## Problem details
Reproduce the data below in full and exclude every picture.

Entries with chart source code
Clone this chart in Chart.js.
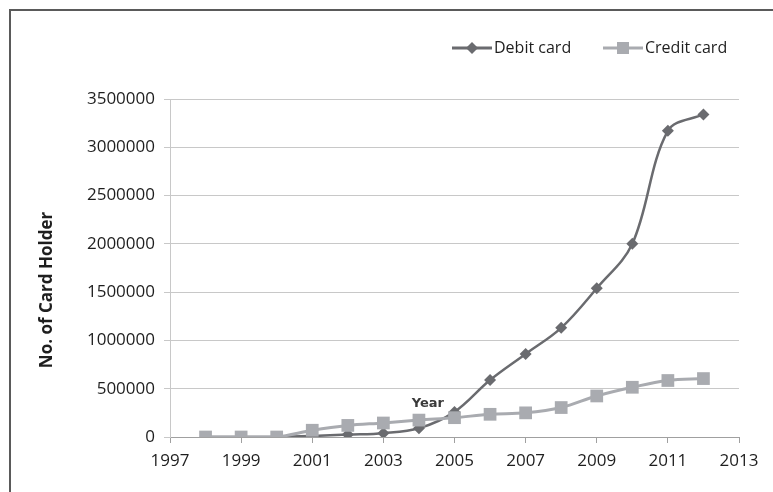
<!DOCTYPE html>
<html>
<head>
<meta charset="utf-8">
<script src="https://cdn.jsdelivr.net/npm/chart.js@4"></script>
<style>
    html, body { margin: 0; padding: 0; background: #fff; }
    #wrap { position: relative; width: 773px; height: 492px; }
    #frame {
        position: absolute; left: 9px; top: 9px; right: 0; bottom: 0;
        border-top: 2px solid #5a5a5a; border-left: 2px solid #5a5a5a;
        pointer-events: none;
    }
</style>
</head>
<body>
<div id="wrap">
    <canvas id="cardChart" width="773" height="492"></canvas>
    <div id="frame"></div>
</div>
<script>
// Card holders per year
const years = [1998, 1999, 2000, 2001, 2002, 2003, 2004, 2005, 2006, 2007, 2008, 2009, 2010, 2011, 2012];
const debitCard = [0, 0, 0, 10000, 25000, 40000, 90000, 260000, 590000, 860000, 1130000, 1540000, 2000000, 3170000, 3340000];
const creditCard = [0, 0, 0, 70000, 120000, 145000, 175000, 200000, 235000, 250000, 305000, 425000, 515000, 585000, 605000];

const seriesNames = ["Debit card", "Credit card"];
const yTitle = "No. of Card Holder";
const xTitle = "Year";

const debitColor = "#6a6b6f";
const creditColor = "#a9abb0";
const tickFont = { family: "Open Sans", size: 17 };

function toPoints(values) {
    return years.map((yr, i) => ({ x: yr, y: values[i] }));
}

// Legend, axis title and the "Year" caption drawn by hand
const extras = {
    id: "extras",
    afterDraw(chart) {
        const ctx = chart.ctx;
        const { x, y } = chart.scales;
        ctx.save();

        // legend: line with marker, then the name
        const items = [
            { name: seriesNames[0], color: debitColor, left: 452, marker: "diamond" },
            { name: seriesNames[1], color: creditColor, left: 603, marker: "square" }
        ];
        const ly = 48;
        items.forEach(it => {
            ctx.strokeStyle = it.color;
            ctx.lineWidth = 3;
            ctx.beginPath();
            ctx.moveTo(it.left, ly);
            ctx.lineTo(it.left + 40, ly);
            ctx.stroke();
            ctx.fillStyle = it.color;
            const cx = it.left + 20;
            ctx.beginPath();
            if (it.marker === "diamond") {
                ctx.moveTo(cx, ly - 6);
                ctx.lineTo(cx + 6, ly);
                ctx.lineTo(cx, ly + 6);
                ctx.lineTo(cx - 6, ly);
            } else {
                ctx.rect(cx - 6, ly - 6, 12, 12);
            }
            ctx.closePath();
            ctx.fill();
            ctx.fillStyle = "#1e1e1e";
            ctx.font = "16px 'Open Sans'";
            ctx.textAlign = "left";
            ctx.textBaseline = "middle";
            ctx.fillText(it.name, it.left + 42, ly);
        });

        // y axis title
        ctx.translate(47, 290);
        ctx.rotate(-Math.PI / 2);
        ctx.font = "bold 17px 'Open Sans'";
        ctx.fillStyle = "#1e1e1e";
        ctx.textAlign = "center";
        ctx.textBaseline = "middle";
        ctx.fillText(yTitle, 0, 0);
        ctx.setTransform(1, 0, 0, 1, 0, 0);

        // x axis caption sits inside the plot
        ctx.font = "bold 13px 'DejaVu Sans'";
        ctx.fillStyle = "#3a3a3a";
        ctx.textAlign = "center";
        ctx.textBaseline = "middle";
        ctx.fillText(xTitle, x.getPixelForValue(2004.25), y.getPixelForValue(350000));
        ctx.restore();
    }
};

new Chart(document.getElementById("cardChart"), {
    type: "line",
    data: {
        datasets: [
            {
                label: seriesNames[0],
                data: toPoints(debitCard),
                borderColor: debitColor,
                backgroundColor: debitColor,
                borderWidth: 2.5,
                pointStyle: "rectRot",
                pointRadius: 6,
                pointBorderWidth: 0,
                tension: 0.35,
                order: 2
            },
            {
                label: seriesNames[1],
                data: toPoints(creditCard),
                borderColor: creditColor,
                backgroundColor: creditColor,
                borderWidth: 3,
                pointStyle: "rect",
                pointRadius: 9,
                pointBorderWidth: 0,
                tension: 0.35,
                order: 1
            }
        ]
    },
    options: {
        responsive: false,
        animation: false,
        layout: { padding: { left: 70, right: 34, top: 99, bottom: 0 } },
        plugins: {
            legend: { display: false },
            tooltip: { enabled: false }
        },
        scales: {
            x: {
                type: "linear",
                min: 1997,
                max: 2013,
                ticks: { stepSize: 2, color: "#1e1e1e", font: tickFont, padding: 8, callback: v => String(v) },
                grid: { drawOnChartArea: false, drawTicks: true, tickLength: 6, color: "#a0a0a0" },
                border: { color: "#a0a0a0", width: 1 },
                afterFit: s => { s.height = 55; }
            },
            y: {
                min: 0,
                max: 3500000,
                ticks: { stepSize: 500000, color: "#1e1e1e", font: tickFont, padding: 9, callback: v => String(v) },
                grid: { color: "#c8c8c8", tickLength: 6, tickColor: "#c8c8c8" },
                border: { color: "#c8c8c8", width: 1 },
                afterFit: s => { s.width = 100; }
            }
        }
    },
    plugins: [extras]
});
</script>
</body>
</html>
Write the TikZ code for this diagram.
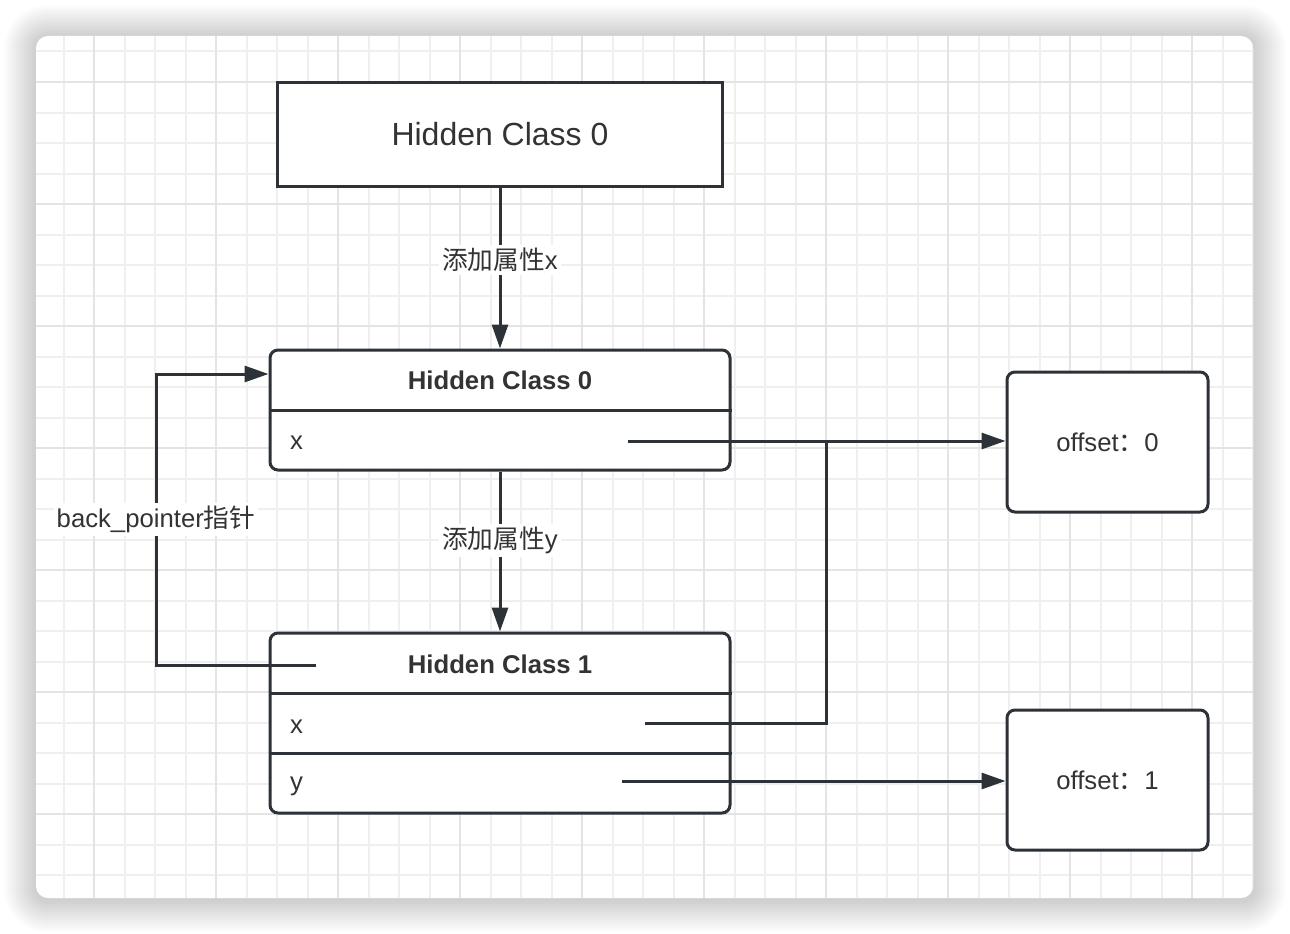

## Result of this exercise
Clone this chart in Chart.js.
<!DOCTYPE html>
<html>
<head>
<meta charset="utf-8">
<script src="https://cdn.jsdelivr.net/npm/chart.js@4"></script>
<style>
    html, body { margin: 0; padding: 0; background: #fff; }
    #wrap { position: relative; width: 773px; height: 492px; }
    #frame {
        position: absolute; left: 9px; top: 9px; right: 0; bottom: 0;
        border-top: 2px solid #5a5a5a; border-left: 2px solid #5a5a5a;
        pointer-events: none;
    }
</style>
</head>
<body>
<div id="wrap">
    <canvas id="cardChart" width="773" height="492"></canvas>
    <div id="frame"></div>
</div>
<script>
// Card holders per year
const years = [1998, 1999, 2000, 2001, 2002, 2003, 2004, 2005, 2006, 2007, 2008, 2009, 2010, 2011, 2012];
const debitCard = [0, 0, 0, 10000, 25000, 40000, 90000, 260000, 590000, 860000, 1130000, 1540000, 2000000, 3170000, 3340000];
const creditCard = [0, 0, 0, 70000, 120000, 145000, 175000, 200000, 235000, 250000, 305000, 425000, 515000, 585000, 605000];

const seriesNames = ["Debit card", "Credit card"];
const yTitle = "No. of Card Holder";
const xTitle = "Year";

const debitColor = "#6a6b6f";
const creditColor = "#a9abb0";
const tickFont = { family: "Open Sans", size: 17 };

function toPoints(values) {
    return years.map((yr, i) => ({ x: yr, y: values[i] }));
}

// Legend, axis title and the "Year" caption drawn by hand
const extras = {
    id: "extras",
    afterDraw(chart) {
        const ctx = chart.ctx;
        const { x, y } = chart.scales;
        ctx.save();

        // legend: line with marker, then the name
        const items = [
            { name: seriesNames[0], color: debitColor, left: 452, marker: "diamond" },
            { name: seriesNames[1], color: creditColor, left: 603, marker: "square" }
        ];
        const ly = 48;
        items.forEach(it => {
            ctx.strokeStyle = it.color;
            ctx.lineWidth = 3;
            ctx.beginPath();
            ctx.moveTo(it.left, ly);
            ctx.lineTo(it.left + 40, ly);
            ctx.stroke();
            ctx.fillStyle = it.color;
            const cx = it.left + 20;
            ctx.beginPath();
            if (it.marker === "diamond") {
                ctx.moveTo(cx, ly - 6);
                ctx.lineTo(cx + 6, ly);
                ctx.lineTo(cx, ly + 6);
                ctx.lineTo(cx - 6, ly);
            } else {
                ctx.rect(cx - 6, ly - 6, 12, 12);
            }
            ctx.closePath();
            ctx.fill();
            ctx.fillStyle = "#1e1e1e";
            ctx.font = "16px 'Open Sans'";
            ctx.textAlign = "left";
            ctx.textBaseline = "middle";
            ctx.fillText(it.name, it.left + 42, ly);
        });

        // y axis title
        ctx.translate(47, 290);
        ctx.rotate(-Math.PI / 2);
        ctx.font = "bold 17px 'Open Sans'";
        ctx.fillStyle = "#1e1e1e";
        ctx.textAlign = "center";
        ctx.textBaseline = "middle";
        ctx.fillText(yTitle, 0, 0);
        ctx.setTransform(1, 0, 0, 1, 0, 0);

        // x axis caption sits inside the plot
        ctx.font = "bold 13px 'DejaVu Sans'";
        ctx.fillStyle = "#3a3a3a";
        ctx.textAlign = "center";
        ctx.textBaseline = "middle";
        ctx.fillText(xTitle, x.getPixelForValue(2004.25), y.getPixelForValue(350000));
        ctx.restore();
    }
};

new Chart(document.getElementById("cardChart"), {
    type: "line",
    data: {
        datasets: [
            {
                label: seriesNames[0],
                data: toPoints(debitCard),
                borderColor: debitColor,
                backgroundColor: debitColor,
                borderWidth: 2.5,
                pointStyle: "rectRot",
                pointRadius: 6,
                pointBorderWidth: 0,
                tension: 0.35,
                order: 2
            },
            {
                label: seriesNames[1],
                data: toPoints(creditCard),
                borderColor: creditColor,
                backgroundColor: creditColor,
                borderWidth: 3,
                pointStyle: "rect",
                pointRadius: 9,
                pointBorderWidth: 0,
                tension: 0.35,
                order: 1
            }
        ]
    },
    options: {
        responsive: false,
        animation: false,
        layout: { padding: { left: 70, right: 34, top: 99, bottom: 0 } },
        plugins: {
            legend: { display: false },
            tooltip: { enabled: false }
        },
        scales: {
            x: {
                type: "linear",
                min: 1997,
                max: 2013,
                ticks: { stepSize: 2, color: "#1e1e1e", font: tickFont, padding: 8, callback: v => String(v) },
                grid: { drawOnChartArea: false, drawTicks: true, tickLength: 6, color: "#a0a0a0" },
                border: { color: "#a0a0a0", width: 1 },
                afterFit: s => { s.height = 55; }
            },
            y: {
                min: 0,
                max: 3500000,
                ticks: { stepSize: 500000, color: "#1e1e1e", font: tickFont, padding: 9, callback: v => String(v) },
                grid: { color: "#c8c8c8", tickLength: 6, tickColor: "#c8c8c8" },
                border: { color: "#c8c8c8", width: 1 },
                afterFit: s => { s.width = 100; }
            }
        }
    },
    plugins: [extras]
});
</script>
</body>
</html>
Write the TikZ code for this diagram.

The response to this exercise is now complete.